◆ Problem statement: Word for word, extract the first line of the records below and each line after it, up to and including the line with "plt.rcParams['font.family'] = ['DejaVu". Pictures are left out.

Dataset excerpt
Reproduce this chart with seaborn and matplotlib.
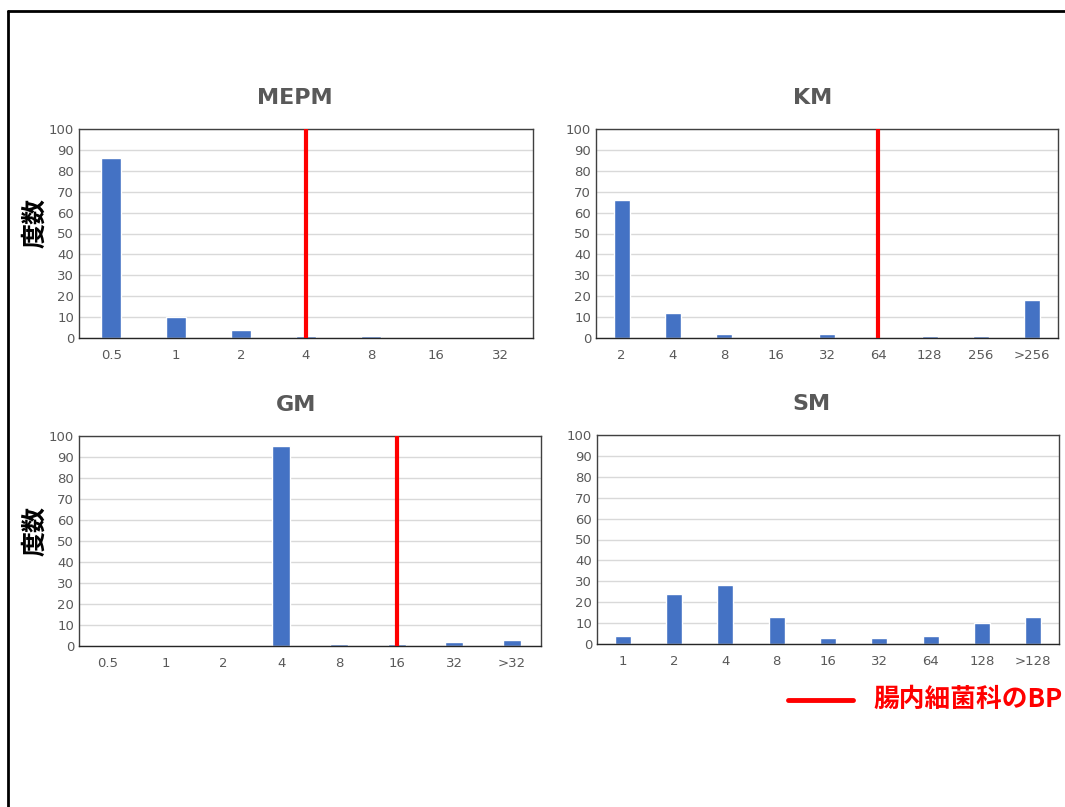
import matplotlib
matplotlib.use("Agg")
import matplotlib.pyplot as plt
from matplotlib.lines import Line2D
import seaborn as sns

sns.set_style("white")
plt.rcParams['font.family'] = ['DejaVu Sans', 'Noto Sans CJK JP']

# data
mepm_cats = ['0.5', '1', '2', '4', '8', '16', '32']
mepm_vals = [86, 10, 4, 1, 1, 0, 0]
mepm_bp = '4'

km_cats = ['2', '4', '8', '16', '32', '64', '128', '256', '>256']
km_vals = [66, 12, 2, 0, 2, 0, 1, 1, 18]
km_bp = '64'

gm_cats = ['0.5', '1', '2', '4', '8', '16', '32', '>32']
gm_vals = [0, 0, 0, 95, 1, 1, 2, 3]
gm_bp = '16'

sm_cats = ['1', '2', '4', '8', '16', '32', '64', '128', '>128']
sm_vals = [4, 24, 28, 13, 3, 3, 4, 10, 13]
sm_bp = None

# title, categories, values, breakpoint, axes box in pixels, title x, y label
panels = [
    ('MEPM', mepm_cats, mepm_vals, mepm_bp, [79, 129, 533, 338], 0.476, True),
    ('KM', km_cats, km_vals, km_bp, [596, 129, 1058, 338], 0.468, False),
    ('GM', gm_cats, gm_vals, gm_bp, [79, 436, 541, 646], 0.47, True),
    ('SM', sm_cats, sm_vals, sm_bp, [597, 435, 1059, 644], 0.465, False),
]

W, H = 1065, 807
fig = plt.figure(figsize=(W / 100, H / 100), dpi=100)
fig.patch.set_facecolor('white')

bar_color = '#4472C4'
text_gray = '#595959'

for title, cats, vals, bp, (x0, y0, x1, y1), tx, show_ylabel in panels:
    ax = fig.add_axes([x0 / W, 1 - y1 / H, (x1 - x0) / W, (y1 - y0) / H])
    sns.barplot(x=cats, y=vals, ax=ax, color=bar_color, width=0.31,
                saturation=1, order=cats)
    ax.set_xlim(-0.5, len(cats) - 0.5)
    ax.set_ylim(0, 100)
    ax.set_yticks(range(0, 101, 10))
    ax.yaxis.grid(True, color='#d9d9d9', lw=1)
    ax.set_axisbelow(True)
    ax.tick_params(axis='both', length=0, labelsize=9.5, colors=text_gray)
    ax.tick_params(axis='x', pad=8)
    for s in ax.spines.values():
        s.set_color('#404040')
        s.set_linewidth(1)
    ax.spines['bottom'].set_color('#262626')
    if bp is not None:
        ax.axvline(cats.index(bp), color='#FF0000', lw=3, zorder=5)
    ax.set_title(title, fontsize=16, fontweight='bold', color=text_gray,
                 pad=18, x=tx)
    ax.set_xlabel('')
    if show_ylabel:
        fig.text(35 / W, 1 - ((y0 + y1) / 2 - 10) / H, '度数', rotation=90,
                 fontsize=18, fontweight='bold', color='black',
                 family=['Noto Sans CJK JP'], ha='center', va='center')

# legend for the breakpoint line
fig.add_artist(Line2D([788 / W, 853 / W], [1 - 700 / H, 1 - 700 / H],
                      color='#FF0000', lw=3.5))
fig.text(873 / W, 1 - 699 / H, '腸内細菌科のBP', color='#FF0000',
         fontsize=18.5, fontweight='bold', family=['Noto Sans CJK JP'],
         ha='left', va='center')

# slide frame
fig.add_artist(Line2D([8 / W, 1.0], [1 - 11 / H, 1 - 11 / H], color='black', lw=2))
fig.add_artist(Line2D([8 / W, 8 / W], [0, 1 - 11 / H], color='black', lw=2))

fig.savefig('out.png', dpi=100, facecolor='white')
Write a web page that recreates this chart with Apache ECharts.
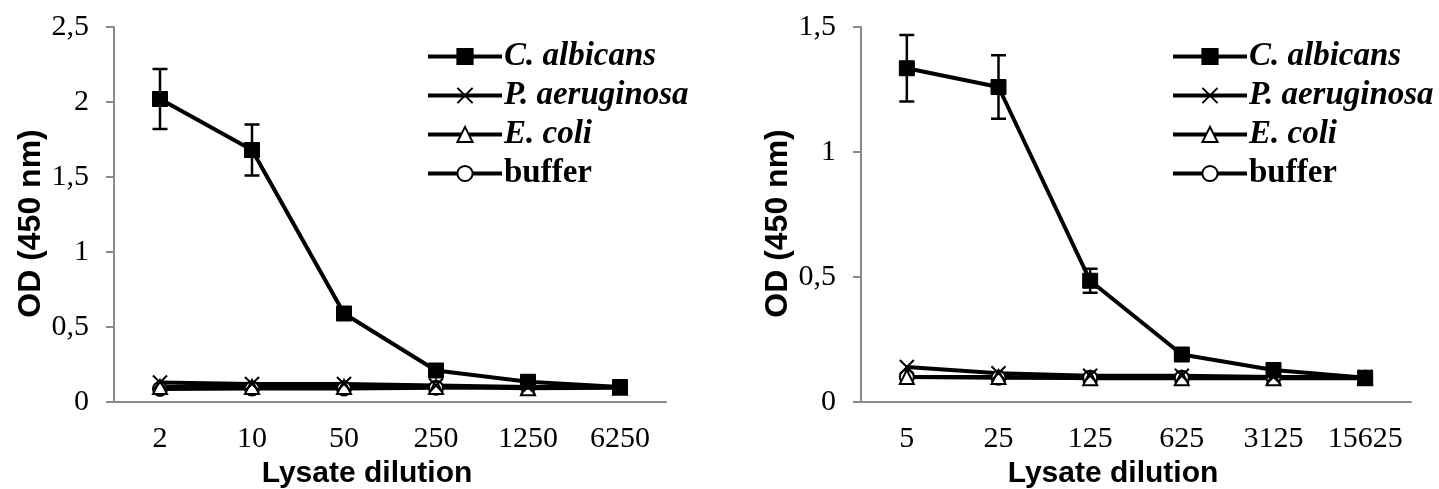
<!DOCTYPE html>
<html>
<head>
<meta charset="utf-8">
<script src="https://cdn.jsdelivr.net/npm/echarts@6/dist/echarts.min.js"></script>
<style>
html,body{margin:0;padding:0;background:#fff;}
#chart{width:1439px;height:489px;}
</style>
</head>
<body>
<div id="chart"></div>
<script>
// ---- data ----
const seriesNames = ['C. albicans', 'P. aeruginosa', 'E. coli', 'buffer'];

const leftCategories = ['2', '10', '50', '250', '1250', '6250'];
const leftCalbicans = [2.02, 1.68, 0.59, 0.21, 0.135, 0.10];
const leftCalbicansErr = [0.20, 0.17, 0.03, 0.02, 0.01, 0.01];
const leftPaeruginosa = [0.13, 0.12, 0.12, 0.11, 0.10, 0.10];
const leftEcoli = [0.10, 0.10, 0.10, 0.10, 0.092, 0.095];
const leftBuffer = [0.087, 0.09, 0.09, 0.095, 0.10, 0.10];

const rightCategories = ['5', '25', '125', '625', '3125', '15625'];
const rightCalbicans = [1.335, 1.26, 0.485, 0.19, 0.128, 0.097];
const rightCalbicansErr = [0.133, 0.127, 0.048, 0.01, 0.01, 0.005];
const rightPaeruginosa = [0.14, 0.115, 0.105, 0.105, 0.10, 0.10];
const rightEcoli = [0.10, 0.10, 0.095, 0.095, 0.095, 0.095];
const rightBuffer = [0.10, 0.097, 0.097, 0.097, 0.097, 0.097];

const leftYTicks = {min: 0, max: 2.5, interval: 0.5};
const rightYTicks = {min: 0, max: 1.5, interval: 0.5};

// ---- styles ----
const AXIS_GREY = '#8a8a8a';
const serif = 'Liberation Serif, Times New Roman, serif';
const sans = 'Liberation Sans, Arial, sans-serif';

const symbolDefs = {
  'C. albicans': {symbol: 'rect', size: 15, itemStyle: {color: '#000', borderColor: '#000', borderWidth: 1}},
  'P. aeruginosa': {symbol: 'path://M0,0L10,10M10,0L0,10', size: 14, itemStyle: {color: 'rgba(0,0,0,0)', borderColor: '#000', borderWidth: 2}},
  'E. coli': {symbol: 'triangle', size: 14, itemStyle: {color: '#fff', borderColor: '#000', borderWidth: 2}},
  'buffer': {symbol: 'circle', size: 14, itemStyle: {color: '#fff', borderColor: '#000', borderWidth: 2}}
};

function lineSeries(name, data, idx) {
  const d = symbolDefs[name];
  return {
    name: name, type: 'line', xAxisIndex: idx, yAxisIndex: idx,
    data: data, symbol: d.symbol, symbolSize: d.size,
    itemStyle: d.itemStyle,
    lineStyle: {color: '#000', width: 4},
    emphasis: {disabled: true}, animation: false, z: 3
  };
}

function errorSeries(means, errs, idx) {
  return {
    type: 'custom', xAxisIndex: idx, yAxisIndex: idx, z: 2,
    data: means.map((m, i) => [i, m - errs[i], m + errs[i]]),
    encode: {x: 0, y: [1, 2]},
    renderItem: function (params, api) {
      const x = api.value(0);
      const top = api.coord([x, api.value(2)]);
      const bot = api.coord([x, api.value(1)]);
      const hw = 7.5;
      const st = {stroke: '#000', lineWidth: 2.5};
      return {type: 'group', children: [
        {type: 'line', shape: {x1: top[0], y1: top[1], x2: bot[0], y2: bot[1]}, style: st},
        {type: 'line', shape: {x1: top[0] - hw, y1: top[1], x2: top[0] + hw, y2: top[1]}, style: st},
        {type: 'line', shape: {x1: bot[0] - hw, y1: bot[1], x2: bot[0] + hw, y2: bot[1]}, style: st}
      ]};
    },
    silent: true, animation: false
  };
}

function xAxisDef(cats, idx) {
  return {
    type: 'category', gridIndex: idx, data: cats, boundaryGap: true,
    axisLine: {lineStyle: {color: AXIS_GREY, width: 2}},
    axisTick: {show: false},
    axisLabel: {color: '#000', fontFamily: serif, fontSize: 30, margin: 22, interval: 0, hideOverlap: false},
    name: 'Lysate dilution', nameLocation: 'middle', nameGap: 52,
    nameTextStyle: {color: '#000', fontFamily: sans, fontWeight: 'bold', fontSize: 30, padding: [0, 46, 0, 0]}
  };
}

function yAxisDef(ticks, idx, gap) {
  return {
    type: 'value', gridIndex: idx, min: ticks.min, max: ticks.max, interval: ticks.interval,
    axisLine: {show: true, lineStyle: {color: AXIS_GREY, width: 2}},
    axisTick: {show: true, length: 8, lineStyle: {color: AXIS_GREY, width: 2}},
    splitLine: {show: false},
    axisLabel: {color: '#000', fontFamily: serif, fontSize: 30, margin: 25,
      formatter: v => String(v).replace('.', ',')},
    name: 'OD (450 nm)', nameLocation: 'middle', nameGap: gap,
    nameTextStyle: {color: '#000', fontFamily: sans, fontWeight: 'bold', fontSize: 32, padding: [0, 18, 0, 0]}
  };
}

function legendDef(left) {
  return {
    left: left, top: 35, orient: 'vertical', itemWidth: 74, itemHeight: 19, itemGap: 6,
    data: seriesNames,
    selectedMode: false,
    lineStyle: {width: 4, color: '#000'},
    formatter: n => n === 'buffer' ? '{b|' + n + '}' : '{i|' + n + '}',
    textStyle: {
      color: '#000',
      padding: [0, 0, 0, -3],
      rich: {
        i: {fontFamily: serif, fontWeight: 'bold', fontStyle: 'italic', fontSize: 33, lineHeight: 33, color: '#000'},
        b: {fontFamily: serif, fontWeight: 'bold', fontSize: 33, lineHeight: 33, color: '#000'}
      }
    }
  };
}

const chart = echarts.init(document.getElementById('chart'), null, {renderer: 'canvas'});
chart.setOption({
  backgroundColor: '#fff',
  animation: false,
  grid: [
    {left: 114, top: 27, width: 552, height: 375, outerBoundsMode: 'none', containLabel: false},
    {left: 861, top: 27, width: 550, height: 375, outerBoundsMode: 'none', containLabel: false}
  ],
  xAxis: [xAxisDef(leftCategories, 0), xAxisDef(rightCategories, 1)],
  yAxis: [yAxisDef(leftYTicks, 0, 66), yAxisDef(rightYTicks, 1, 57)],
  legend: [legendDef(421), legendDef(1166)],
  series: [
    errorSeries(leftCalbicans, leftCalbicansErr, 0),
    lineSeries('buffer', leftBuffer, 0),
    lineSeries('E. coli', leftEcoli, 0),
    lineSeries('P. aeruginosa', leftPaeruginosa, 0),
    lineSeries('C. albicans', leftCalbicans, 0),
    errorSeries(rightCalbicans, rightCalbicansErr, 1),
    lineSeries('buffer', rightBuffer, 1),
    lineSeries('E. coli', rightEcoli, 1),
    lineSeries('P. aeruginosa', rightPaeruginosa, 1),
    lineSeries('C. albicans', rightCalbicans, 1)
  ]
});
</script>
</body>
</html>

◆ Exercise response:
Reproduce this chart with seaborn and matplotlib.
import matplotlib
matplotlib.use("Agg")
import matplotlib.pyplot as plt
from matplotlib.lines import Line2D
import seaborn as sns

sns.set_style("white")
plt.rcParams['font.family'] = ['DejaVu Sans', 'Noto Sans CJK JP']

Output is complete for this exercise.